**OBJECTIVE**
No images are to be carried over; print all other material exactly as it stands.

**PROVIDED DATA**
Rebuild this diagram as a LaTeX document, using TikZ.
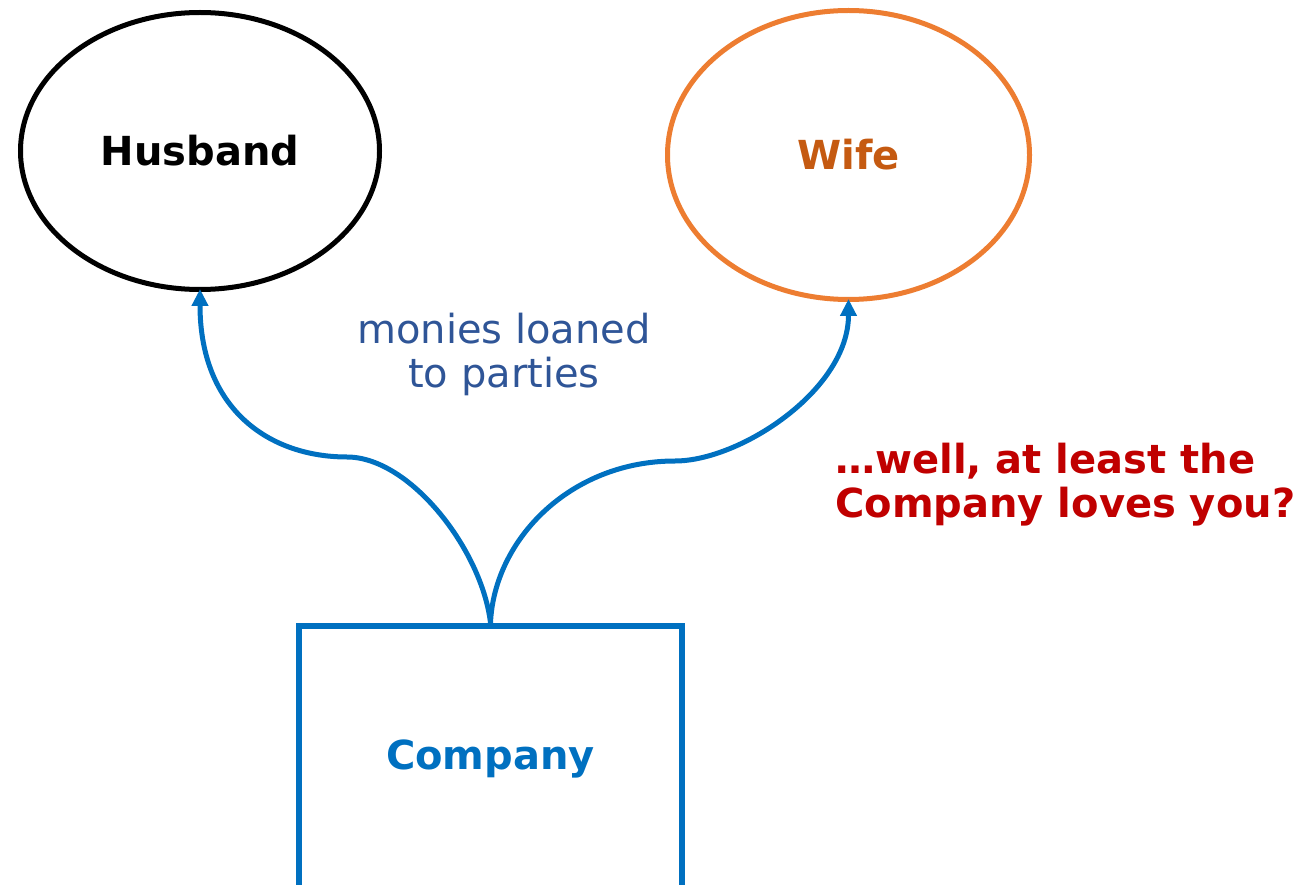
\documentclass[tikz,border=0pt]{standalone}
\usepackage{fontspec}
\setmainfont{DejaVu Sans}
\usetikzlibrary{shapes.geometric,arrows.meta}
\definecolor{wifeline}{HTML}{ED7D31}
\definecolor{wifetext}{HTML}{C55A11}
\definecolor{firmblue}{HTML}{0070C0}
\definecolor{labelblue}{HTML}{2F5597}
\definecolor{remarkred}{HTML}{C00000}
\begin{document}
\begin{tikzpicture}[x=1pt,y=-1pt,
  bigtext/.style={font=\fontsize{40}{44}\selectfont},
  boldtext/.style={font=\fontsize{40}{44}\selectfont\bfseries},
  party/.style={ellipse,draw,line width=5pt,inner sep=0pt,boldtext},
  firm/.style={rectangle,draw=firmblue,line width=6pt,inner sep=0pt,text=firmblue,boldtext},
  loan/.style={draw=firmblue,line width=5pt,shorten >=-3pt,-{Triangle[length=17pt,width=16pt]}},
]
\useasboundingbox (0,0) rectangle (1301,885);
\clip (0,0) rectangle (1301,885);

% the two parties
\node[party,minimum width=359pt,minimum height=277pt] (husband) at (200,151) {Husband};
\node[party,draw=wifeline,text=wifetext,minimum width=362pt,minimum height=289pt] (wife) at (848.5,155) {Wife};

% the company, running off the bottom edge
\node[firm,minimum width=383pt,minimum height=266pt] (company) at (490.5,759) {Company};

% where each loan curve turns
\coordinate (lbend) at (347,457);
\coordinate (rbend) at (675,461);

\draw[loan] (company.north) .. controls (482,550) and (410,457) .. (lbend)
  .. controls (270,457) and (200,410) .. (husband.south);
\draw[loan] (company.north) .. controls (494,540) and (570,461) .. (rbend)
  .. controls (740,461) and (848.5,390) .. (wife.south);

% captions
\node[bigtext,text=labelblue,align=center,anchor=base,inner sep=0pt] (loanlabel) at (504,387)
  {monies loaned\\to parties};
\node[boldtext,text=remarkred,align=left,anchor=base west,inner sep=0pt] (remark) at (835,517)
  {…well, at least the\\Company loves you?};
\end{tikzpicture}
\end{document}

**EXERCISE OUTPUT**
Rebuild this diagram as a LaTeX document, using TikZ.
\documentclass[tikz,border=0pt]{standalone}
\usepackage{fontspec}
\setmainfont{DejaVu Sans}
\usetikzlibrary{shapes.geometric,arrows.meta}
\definecolor{wifeline}{HTML}{ED7D31}
\definecolor{wifetext}{HTML}{C55A11}
\definecolor{firmblue}{HTML}{0070C0}
\definecolor{labelblue}{HTML}{2F5597}
\definecolor{remarkred}{HTML}{C00000}
\begin{document}
\begin{tikzpicture}[x=1pt,y=-1pt,
  bigtext/.style={font=\fontsize{40}{44}\selectfont},
  boldtext/.style={font=\fontsize{40}{44}\selectfont\bfseries},
  party/.style={ellipse,draw,line width=5pt,inner sep=0pt,boldtext},
  firm/.style={rectangle,draw=firmblue,line width=6pt,inner sep=0pt,text=firmblue,boldtext},
  loan/.style={draw=firmblue,line width=5pt,shorten >=-3pt,-{Triangle[length=17pt,width=16pt]}},
]
\useasboundingbox (0,0) rectangle (1301,885);
\clip (0,0) rectangle (1301,885);

% the two parties
\node[party,minimum width=359pt,minimum height=277pt] (husband) at (200,151) {Husband};
\node[party,draw=wifeline,text=wifetext,minimum width=362pt,minimum height=289pt] (wife) at (848.5,155) {Wife};

% the company, running off the bottom edge
\node[firm,minimum width=383pt,minimum height=266pt] (company) at (490.5,759) {Company};

% where each loan curve turns
\coordinate (lbend) at (347,457);
\coordinate (rbend) at (675,461);

\draw[loan] (company.north) .. controls (482,550) and (410,457) .. (lbend)
  .. controls (270,457) and (200,410) .. (husband.south);
\draw[loan] (company.north) .. controls (494,540) and (570,461) .. (rbend)
  .. controls (740,461) and (848.5,390) .. (wife.south);

% captions
\node[bigtext,text=labelblue,align=center,anchor=base,inner sep=0pt] (loanlabel) at (504,387)
  {monies loaned\\to parties};
\node[boldtext,text=remarkred,align=left,anchor=base west,inner sep=0pt] (remark) at (835,517)
  {…well, at least the\\Company loves you?};
\end{tikzpicture}
\end{document}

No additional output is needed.